I'm in a weird place right now with the whole making-my-ass-smaller thing. [Please excuse my French.] Here's why.
1. My scale is a $8 analog scale from WalMart. Which means that it really doesn't give me my exact weight, it just ballparks it for me. Most of the time. Other times it just teases me. [It's a little bit of a lying whore a little unreliable shall we say.]
At least it seems to be trending downward.
2. My clothes don't really fit right. My jeans are all too big and kinda baggy. BUT the next size down is too tight. As in, I can suck it in and button them but I cannot zip them up. Repeat, I cannot.
3. Temptation is everywhere. A really good friend of mine just got back after being away for a few years and, well, I've been a bad, bad girl. See:
-1 lemon drop shooter
-1 double cheeseburger
-1 small fry
I'll be pondering the mystery that is deep fried oreos tonight at the spinning class at my gym. No, I didn't have any. But I better stay the hell away from the Onion [where they serve the deep fried heaven oreos.]

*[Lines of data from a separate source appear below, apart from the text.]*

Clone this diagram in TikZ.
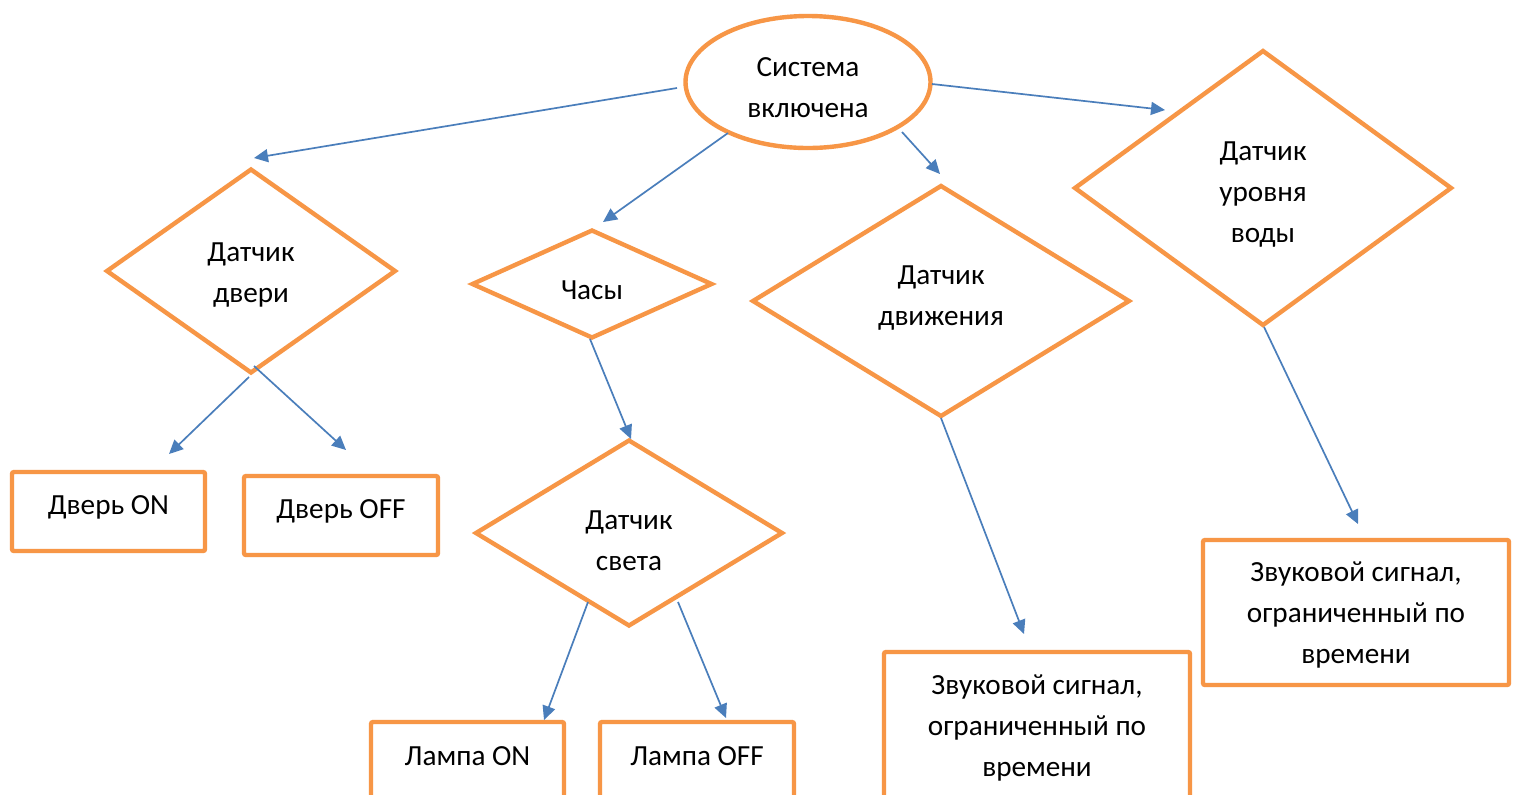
\documentclass[tikz,border=0pt]{standalone}
\usepackage{fontspec}
\setmainfont{Carlito}
\usetikzlibrary{shapes.geometric,arrows.meta}
\definecolor{orng}{HTML}{F79646}
\definecolor{blu}{HTML}{4A7EBB}
\begin{document}
\begin{tikzpicture}[x=0.5pt,y=-0.5pt,
  shp/.style={draw=orng,line width=2.2pt,inner sep=0pt,outer sep=0pt},
  dia/.style={shp,diamond},
  box/.style={shp,rectangle,rounded corners=1pt},
  lbl/.style={font=\fontsize{14.6}{20.5}\selectfont,align=center,inner sep=0pt},
  arr/.style={draw=blu,line width=0.85pt,-{Triangle[length=7pt,width=6.5pt]}}]
\clip (0,0) rectangle (1518,794);
\useasboundingbox (0,0) rectangle (1518,794);
\fill[white] (0,0) rectangle (1518,794);
% shapes
\node[shp,ellipse,minimum width=122.5pt,minimum height=66pt] (sys) at (808,82) {};
\node[dia,minimum width=144pt,minimum height=101.5pt] (door) at (251,271) {};
\node[dia,minimum width=119.5pt,minimum height=53.5pt] (clock) at (592,284) {};
\node[dia,minimum width=153pt,minimum height=92.5pt] (light) at (629,533) {};
\node[dia,minimum width=188pt,minimum height=115pt] (motion) at (941,301) {};
\node[dia,minimum width=188pt,minimum height=137pt] (water) at (1263,188) {};
\node[box,minimum width=96.5pt,minimum height=39.5pt] (doorOn) at (108.5,511.5) {};
\node[box,minimum width=97pt,minimum height=39.5pt] (doorOff) at (341,515.5) {};
\node[box,minimum width=96.5pt,minimum height=50pt] (lampOn) at (467.5,772) {};
\node[box,minimum width=97pt,minimum height=50pt] (lampOff) at (697,772) {};
\node[box,minimum width=153pt,minimum height=74pt] (soundM) at (1037,726) {};
\node[box,minimum width=153pt,minimum height=72.5pt] (soundR) at (1356,612.5) {};
% labels
\node[lbl] (tsys) at (808,88) {Система\\включена};
\node[lbl] (tdoor) at (251,275) {Датчик\\двери};
\node[lbl] (tclock) at (592,290) {Часы};
\node[lbl] (tlight) at (629,541) {Датчик\\света};
\node[lbl] (tmotion) at (941,298) {Датчик\\движения};
\node[lbl] (twater) at (1263,195) {Датчик\\уровня\\воды};
\node[lbl] (tdoorOn) at (108.5,507) {Дверь ON};
\node[lbl] (tdoorOff) at (341,511) {Дверь OFF};
\node[lbl] (tlampOn) at (467.5,756) {Лампа ON};
\node[lbl] (tlampOff) at (697,756) {Лампа OFF};
\node[lbl] (tsoundM) at (1037,728) {Звуковой сигнал,\\ограниченный по\\времени};
\node[lbl] (tsoundR) at (1356,615) {Звуковой сигнал,\\ограниченный по\\времени};
% connector ends
\coordinate (a1) at (677,88);  \coordinate (b1) at (254,158);
\coordinate (a2) at (728,133); \coordinate (b2) at (603,222);
\coordinate (a3) at (902,132); \coordinate (b3) at (940,174);
\coordinate (a4) at (932,84);  \coordinate (b4) at (1165,110);
\coordinate (a5) at (249,377); \coordinate (b5) at (169,454);
\coordinate (a6) at (254,366); \coordinate (b6) at (346,450);
\coordinate (a7) at (590,339); \coordinate (b7) at (631,439);
\coordinate (a8) at (588,602); \coordinate (b8) at (544,720);
\coordinate (a9) at (678,602); \coordinate (b9) at (726,718);
\coordinate (a10) at (941,418); \coordinate (b10) at (1024,634);
\coordinate (a11) at (1264,327); \coordinate (b11) at (1358,524);
\foreach \i in {1,...,11} \draw[arr] (a\i) -- (b\i);
\end{tikzpicture}
\end{document}
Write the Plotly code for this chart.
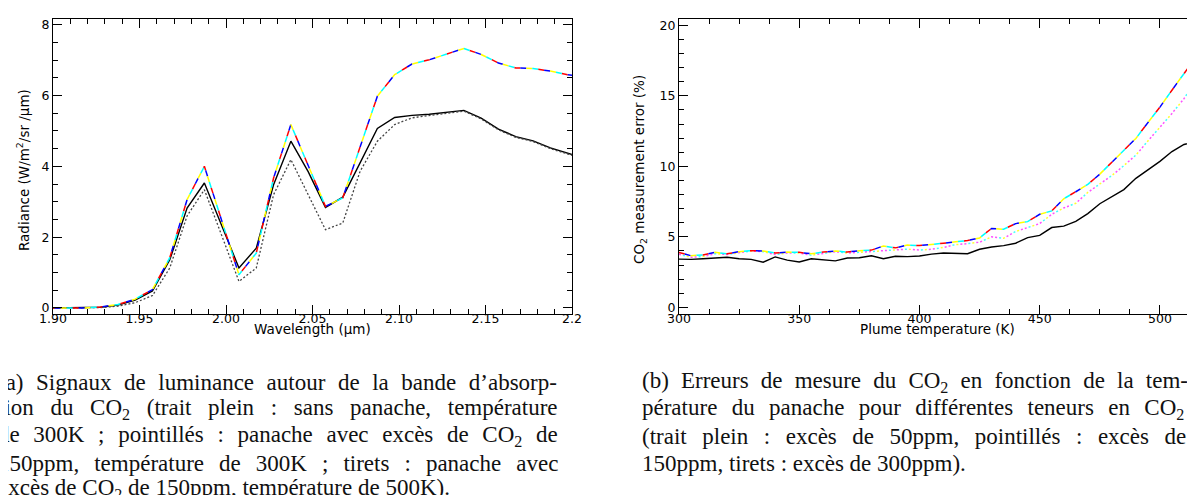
import plotly.graph_objects as go

# ---------------- data: panel (a) ----------------
wavelength_um = [1.8975, 1.9075, 1.9175, 1.9275, 1.9375, 1.9475, 1.9575, 1.9675,
                 1.9775, 1.9875, 1.9975, 2.0075, 2.0175, 2.0275, 2.0375, 2.0475,
                 2.0575, 2.0675, 2.0775, 2.0875, 2.0975, 2.1075, 2.1175, 2.1275,
                 2.1375, 2.1475, 2.1575, 2.1675, 2.1775, 2.1875, 2.1975, 2.2075]
radiance_no_plume = [0, 0, 0, 0.02, 0.08, 0.22, 0.48, 1.36,
                     2.82, 3.53, 2.33, 1.13, 1.69, 3.48, 4.71, 3.85,
                     2.84, 3.13, 4.10, 5.07, 5.38, 5.44, 5.47, 5.52,
                     5.58, 5.36, 5.05, 4.84, 4.72, 4.52, 4.36, 4.22]
radiance_150ppm_300K = [0, 0, 0, 0.01, 0.05, 0.15, 0.35, 1.13,
                        2.60, 3.34, 2.05, 0.75, 1.13, 3.20, 4.19, 3.20,
                        2.21, 2.40, 3.86, 4.71, 5.18, 5.37, 5.44, 5.50,
                        5.56, 5.34, 5.03, 4.82, 4.70, 4.50, 4.34, 4.20]
radiance_150ppm_500K = [0, 0, 0, 0.03, 0.10, 0.25, 0.52, 1.42,
                        3.06, 4.00, 2.47, 0.94, 1.55, 3.67, 5.18, 4.05,
                        2.87, 3.11, 4.55, 5.98, 6.59, 6.89, 7.01, 7.18,
                        7.33, 7.16, 6.92, 6.78, 6.76, 6.69, 6.59, 6.52]
wl_tickvals = [1.90, 1.95, 2.00, 2.05, 2.10, 2.15, 2.2]
wl_ticktext = ["1.90", "1.95", "2.00", "2.05", "2.10", "2.15", "2.2"]
rad_tickvals = [0, 2, 4, 6, 8]

# ---------------- data: panel (b) ----------------
plume_temp_K = [300, 305, 310, 315, 320, 325, 330, 335, 340, 345, 350, 355,
                360, 365, 370, 375, 380, 385, 390, 395, 400, 405, 410, 415,
                420, 425, 430, 435, 440, 445, 450, 455, 460, 465, 470, 475,
                480, 485, 490, 495, 500, 505, 510, 515]
error_50ppm = [3.42, 3.40, 3.45, 3.50, 3.55, 3.45, 3.40, 3.20, 3.58, 3.35, 3.22, 3.45,
               3.40, 3.30, 3.50, 3.52, 3.66, 3.45, 3.62, 3.60, 3.64, 3.78, 3.86, 3.84,
               3.80, 4.12, 4.28, 4.38, 4.55, 4.95, 5.10, 5.66, 5.76, 6.10, 6.65, 7.35,
               7.85, 8.35, 9.15, 9.75, 10.35, 11.05, 11.55, 11.78]
error_150ppm = [3.77, 3.55, 3.60, 3.80, 3.75, 3.90, 4.00, 3.95, 3.75, 3.85, 3.85, 3.70,
                3.80, 3.95, 3.85, 3.90, 3.95, 4.00, 4.05, 4.13, 4.07, 4.12, 4.25, 4.45,
                4.52, 4.62, 5.00, 4.90, 5.38, 5.68, 5.94, 6.60, 7.05, 7.38, 8.15, 8.75,
                9.35, 10.05, 10.80, 11.80, 12.75, 13.75, 14.80, 16.10]
error_300ppm = [3.89, 3.66, 3.72, 3.90, 3.80, 3.95, 4.02, 4.00, 3.85, 3.92, 3.90, 3.80,
                3.92, 4.00, 3.92, 4.02, 4.06, 4.35, 4.22, 4.42, 4.38, 4.45, 4.55, 4.65,
                4.74, 4.92, 5.60, 5.54, 5.94, 6.08, 6.60, 6.84, 7.70, 8.20, 8.72, 9.45,
                10.30, 11.20, 11.98, 13.10, 14.20, 15.40, 16.60, 17.75]
temp_tickvals = [300, 350, 400, 450, 500]
err_tickvals = [0, 5, 10, 15, 20]

# ---------------- captions (text, word spacing in px for justification) ----------------
caption_a = ["(a) Signaux de luminance autour de la bande d’absorp-",
             "tion du CO<sub>2</sub> (trait plein : sans panache, température",
             "de 300K ; pointillés : panache avec excès de CO<sub>2</sub> de",
             "150ppm, température de 300K ; tirets : panache avec",
             "excès de CO<sub>2</sub> de 150ppm, température de 500K)."]
caption_a_wordspacing = [6.8, 10.9, 7.9, 9.3, 0]
caption_b = ["(b) Erreurs de mesure du CO<sub>2</sub> en fonction de la tem-",
             "pérature du panache pour différentes teneurs en CO<sub>2</sub>",
             "(trait plein : excès de 50ppm, pointillés : excès de",
             "150ppm, tirets : excès de 300ppm)."]
caption_b_wordspacing = [6.4, 8.6, 9.8, 0]

# ---------------- styling ----------------
W, H = 1195, 495
TICK_FONT = dict(family="DejaVu Sans, sans-serif", size=12.5, color="black")
TITLE_FONT = dict(family="DejaVu Sans, sans-serif", size=13.5, color="black")
CAP_FONT = dict(family="Liberation Serif, serif", size=23, color="#111")

dash_cycle = [("#ff0000", "6px,18px"), ("#0000ff", "0px,6px,6px,12px"),
              ("#ffff00", "0px,12px,6px,6px"), ("#00ffff", "0px,18px,6px,0px")]
dot_cycle = [("#ff50ff", "2px,14px"), ("#40ffff", "0px,4px,2px,10px"),
             ("#ffff30", "0px,8px,2px,6px"), ("#ff50ff", "0px,12px,2px,2px")]

fig = go.Figure()


def add_multicolor(x, y, cycle, xa, ya, width=1.5):
    for col, dash in cycle:
        fig.add_trace(go.Scatter(x=x, y=y, mode="lines", xaxis=xa, yaxis=ya,
                                 line=dict(color=col, width=width, dash=dash),
                                 hoverinfo="skip", showlegend=False))


# panel (a)
fig.add_trace(go.Scatter(x=wavelength_um, y=radiance_no_plume, mode="lines",
                         xaxis="x", yaxis="y", line=dict(color="black", width=1.4),
                         showlegend=False))
fig.add_trace(go.Scatter(x=wavelength_um, y=radiance_150ppm_300K, mode="lines",
                         xaxis="x", yaxis="y",
                         line=dict(color="#444444", width=1.3, dash="2px,2px"),
                         showlegend=False))
add_multicolor(wavelength_um, radiance_150ppm_500K, dash_cycle, "x", "y")

# panel (b)
fig.add_trace(go.Scatter(x=plume_temp_K, y=error_50ppm, mode="lines",
                         xaxis="x2", yaxis="y2", line=dict(color="black", width=1.4),
                         showlegend=False))
add_multicolor(plume_temp_K, error_150ppm, dot_cycle, "x2", "y2", width=1.5)
add_multicolor(plume_temp_K, error_300ppm, dash_cycle, "x2", "y2")

# axes geometry (pixels -> paper)
ax_a = (45 / W, 564 / W)
ax_b = (671 / W, 1188 / W)
y_dom = (1 - 306 / H, 1 - 10.7 / H)

common = dict(showline=True, linecolor="black", linewidth=1, mirror="ticks",
              ticks="inside", ticklen=9, tickwidth=1, tickcolor="black",
              showgrid=False, zeroline=False, tickfont=TICK_FONT, automargin=False)

fig.update_layout(
    template="none",
    width=W, height=H,
    margin=dict(l=0, r=0, t=0, b=0, autoexpand=False),
    paper_bgcolor="white", plot_bgcolor="white",
    font=dict(family="DejaVu Sans, sans-serif", color="black"),
    showlegend=False,
    xaxis=dict(domain=ax_a, range=[1.9, 2.2], tickvals=wl_tickvals, ticktext=wl_ticktext,
               ticklabelstandoff=-7,
               minor=dict(ticks="inside", ticklen=5, dtick=0.01, tick0=1.9,
                          tickcolor="black", showgrid=False),
               anchor="y", **common),
    yaxis=dict(domain=y_dom, range=[-0.17, 8.17], tickvals=rad_tickvals,
               minor=dict(ticks="inside", ticklen=5, dtick=0.5, tick0=0,
                          tickcolor="black", showgrid=False),
               anchor="x", **common),
    xaxis2=dict(domain=ax_b, range=[300, 515], tickvals=temp_tickvals,
                ticklabelstandoff=-7,
                minor=dict(ticks="inside", ticklen=5, dtick=12.5, tick0=300,
                           tickcolor="black", showgrid=False),
                anchor="y2", **common),
    yaxis2=dict(domain=y_dom, range=[-0.47, 20.47], tickvals=err_tickvals,
                minor=dict(ticks="inside", ticklen=5, dtick=1, tick0=0,
                           tickcolor="black", showgrid=False),
                anchor="x2", **common),
)

ann = []
# axis titles
ann.append(dict(text="Wavelength (μm)", x=(ax_a[0] + ax_a[1]) / 2, y=1 - 321 / H,
                xref="paper", yref="paper", showarrow=False, font=TITLE_FONT,
                xanchor="center", yanchor="middle"))
ann.append(dict(text="Plume temperature (K)", x=(ax_b[0] + ax_b[1]) / 2, y=1 - 321 / H,
                xref="paper", yref="paper", showarrow=False, font=TITLE_FONT,
                xanchor="center", yanchor="middle"))
ann.append(dict(text="Radiance (W/m<sup>2</sup>/sr /μm)", x=15 / W, y=1 - 162 / H,
                xref="paper", yref="paper", showarrow=False, font=TITLE_FONT,
                textangle=-90, xanchor="center", yanchor="middle"))
ann.append(dict(text="CO<sub>2</sub> measurement error (%)", x=632 / W, y=1 - 162 / H,
                xref="paper", yref="paper", showarrow=False, font=TITLE_FONT,
                textangle=-90, xanchor="center", yanchor="middle"))

# captions
line_y = [374, 401, 428, 455, 481]


def caption_line(t, ws):
    if ws:
        return '<span style="word-spacing:%.1fpx">%s</span>' % (ws, t)
    return t


for i, t in enumerate(caption_a):
    ann.append(dict(text=caption_line(t, caption_a_wordspacing[i]), x=-12 / W,
                    y=1 - line_y[i] / H, xref="paper", yref="paper",
                    showarrow=False, font=CAP_FONT, xanchor="left", yanchor="middle",
                    align="left"))
for i, t in enumerate(caption_b):
    ann.append(dict(text=caption_line(t, caption_b_wordspacing[i]), x=632 / W,
                    y=1 - line_y[i] / H, xref="paper", yref="paper",
                    showarrow=False, font=CAP_FONT, xanchor="left", yanchor="middle",
                    align="left"))

fig.update_layout(annotations=ann)
fig.write_html("out.html")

I work in a grocery store, a big, old, grocery store. And every winter some cute little birdies sneak in seeking refuge. They fly around for a while ripping into our backstock bags of birdseed or venturing out to the produce department to help themselves to the smorgasbord of fruits and veggies. Until this year I'd been a sympathizer. Lets face it, there are two ways to get rid of these guys. Option one involves catching them in a box/net/trap of some sort [good luck with that] OR there's option two--pulling an Elmer Fudd and shooting the poor little bastards. Poor Tweetie.
Until this year I'd been horrified by the idea that during the wee hours of the morning our night crew was doing a little "pest control" with an airsoft gun.
And then one day I was minding my own business, doing my job, when I felt something hit the outside part of my hand. That's right, folks. It was bird poo. That was when I decided we couldn't be friends any more and crossed over to the dark side. It was on.
Fast-forward to today when I found bird crap on some of my merchandise along with a slew of nesting type debris and, well...I hope they get every last one of 'em. Freakin' birds. It made me think of this:
People react differently to the singles of the world. Me, being 24, fabulous, and therefore "of a marriageable age" and in my "childbearing years" [did I miss the memo? When did this happen?] I suddenly find myself being pitied, envied, and/or suspected of foul-play because of my single status. Valentines day tends to magnify this effect. And while most of the time I'm perfectly happy being single [or not, it's all good] I find myself feeling defensive on V-day.
No. I don't have a date for valentines day. People often take a second to gauge your reaction when you tell them this. Some of them are even brazen enough to ask "Really? Why don't you have a boyfriend?" Seriously? I'm too young to be a spinster, this isn't the 18th century. We'll reassess the situation in about another 16-20 years, k?
So, seeings as I am free today and it's the lovey, dovey, hallmark holiday of couples, I figured my options were these:
1. Party Like a Rock Star
2. Sit Around Pining for a Boyfriend With A Pint of Ben & Jerry's
3. Pretend It's Just Another Day
Now. There are some problems with these possibilities.
1. A) I'm not drinking much these days--it's expensive and a lot of empty calories and I'm trying to lose weight.
B) All the other good stuff is "illegal"
C) I have to work in the morning
2. A) I'm really not the pining type
B) I'm especially not the pining type when it comes to men, my pride gets in my way
C) I'm lactose intolerant anyways
So that leaves me with option C. Awesome. I'm going to go see a chick flick with a friend of mine who has forsaken the men in her life to have some girl time and pretend that today is not a hallmark invented holiday to rub my singleness in my face.
At work we just finished a 90 day Biggest Loser contest (I only lost 6 lbs. The holidays are not my friend) and my lovely friend Denise won. We also decided to do another contest since some of us (myself included) still plan on losing more. I'm feeling more prepared this time around.
So here I sit with my coffee, letting my iPod charge a little, before I vibrate off the the gym to kick my butt a little. I think I'm going to take it easy so that I can go to the spinning class tomorrow without being in more agony than usual.
*This brings me to the contraband yoga. My friend Denise got me a guest pass to her gym back in December to check out the yoga class (for beginners) and it was great. Unfortunately I have a gym membership elsewhere and her gym is quite a drive for me--so joining was out. BUT. The yoga instructor moved the class to a sort of annexed building meaning that you can just walk right on in and he has no idea if you're actually a member or not. So I'm planning to do a juvenile sneak-in session or two. Bwahaha.